Agora vai mais longe, com o projeto de lei pioneiro lançado em julho, visando erradicar práticas que prejudicam “a vida, a integridade física, a dignidade e a sobrevivência dos grandes primatas”.

Quase 150 primatas, incluindo gorilas, orangotangos e chimpanzés, poderiam se beneficiar do projeto de lei, segundo associações.

“Pessoas não-humanas”

O abrigo Primadomus, localizado perto da cidade mediterrânea de Alicante, no leste da Espanha, e fundado em 2009 pela associação holandesa Animal Advocacy and Protection (AAP), abriga cerca de 60 primatas.

Como Achille, eles são retirados de indivíduos ou circos e às vezes chegam traumatizados ou com distúrbios comportamentais.

Grandes primatas sofrem de estresse e depressão e podem se automutilar como os humanos, explicou Bellon. “Aqui, queremos que eles se recuperem e se sintam bem.”

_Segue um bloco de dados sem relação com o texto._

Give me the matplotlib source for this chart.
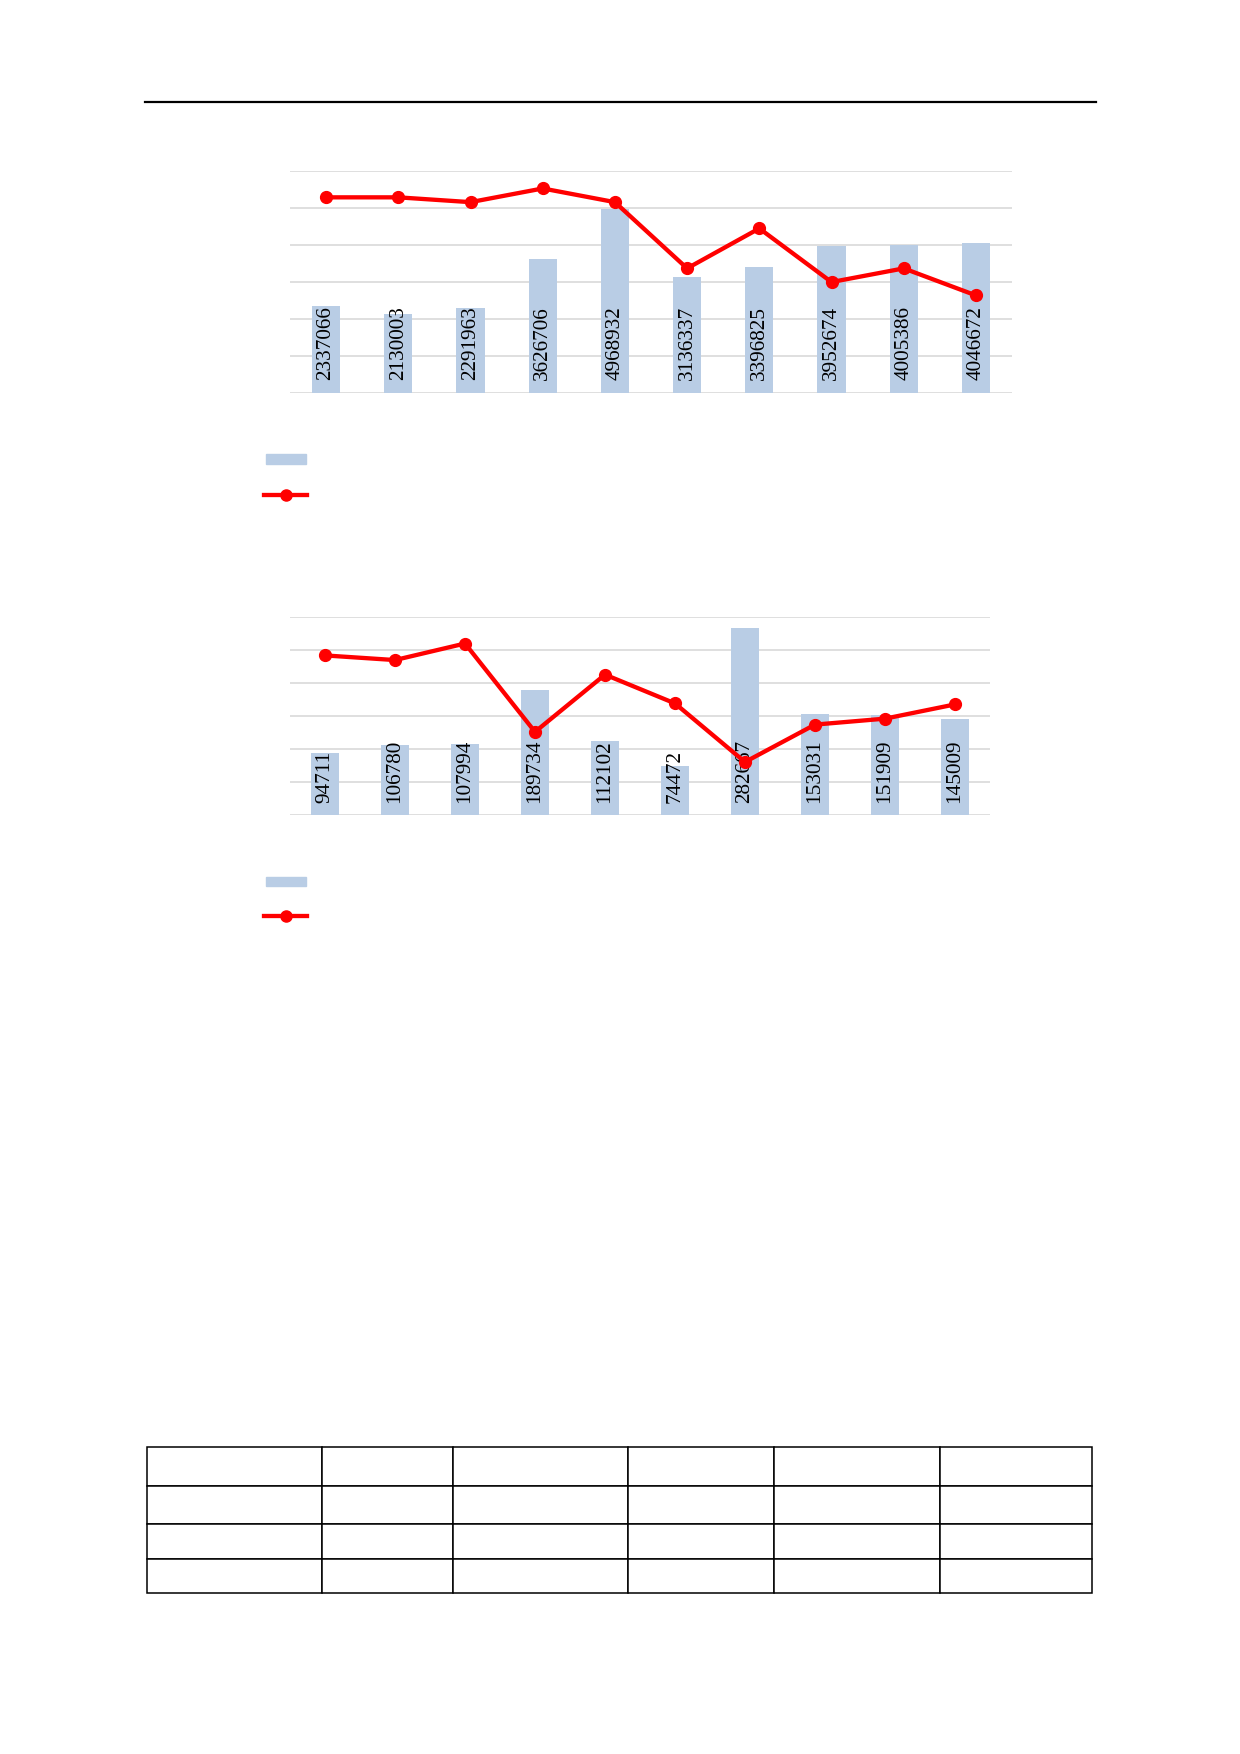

Atrás dela, quatro chimpanzés brincavam nas árvores e arbustos, caçando grão-de-bico espalhado no chão.

Muita paciência – e às vezes anos – é necessária antes que eles recuperem seus instintos, disse Bellon.

A ciência mostra que os animais são mais próximos dos humanos do que se pensava e isso justifica “um tratamento específico”, disse Jose Ramon Becerra, um alto funcionário público que coordena a nova iniciativa.

O projeto de lei poderia mudar os termos do debate sobre seu status legal, “até mesmo além da Espanha”, disse Becerra à AFP.

Alguns esquemas foram lançados nos últimos anos. Na Argentina, uma orangotango fêmea e um chimpanzé foram reconhecidos como “pessoas não-humanas” e as autoridades exigiram sua remoção de recintos apertados.

No entanto, nenhum país concedeu esse status a todos os grandes primatas, disse Pedro Pozas, diretor executivo na Espanha do “Projeto Grandes Primatas”, um movimento internacional que faz campanha pelos direitos básicos das espécies.

Debate “avançando”

Em 2008, o parlamento espanhol votou uma resolução pedindo que o assunto fosse estudado.

Mas com o país em meio a uma dolorosa crise financeira, os deputados nunca deram seguimento, e alguns ficaram revoltados com a ideia de elevar os primatas ao mesmo nível dos humanos.

Becerra está convencido de que desta vez será diferente porque a sociedade está “mais madura” e as sensibilidades sociais mudaram.

Como sinal das grandes expectativas, o ministério dos direitos sociais ao qual Becerra pertence coletou mais de 300 contribuições após consultas com especialistas e associações, um primeiro passo no processo legislativo.

Entre elas estão propostas para garantir melhores condições de vida nos recintos, proibir o uso de primatas em filmes e shows ou proibir a separação das mães de seus filhos.

Outros, como o Instituto Jane Goodall e o Projeto Grandes Primatas, querem ir além, proibindo sua reprodução em cativeiro, com o objetivo de longo prazo de remover todos os grandes primatas dos zoológicos, disse Pozas.

Para Marta Merchan, líder de políticas públicas da AAP na Espanha, os grandes primatas devem viver em seu habitat natural.

Embora o objetivo de tirá-los dos zoológicos esteja longe, “o que importa é que o debate avance”, disse ela.

O novo projeto de lei é um “primeiro passo” que “ajudará a aumentar a conscientização”, beneficiando os grandes primatas e potencialmente todos os animais, acrescentou Merchan.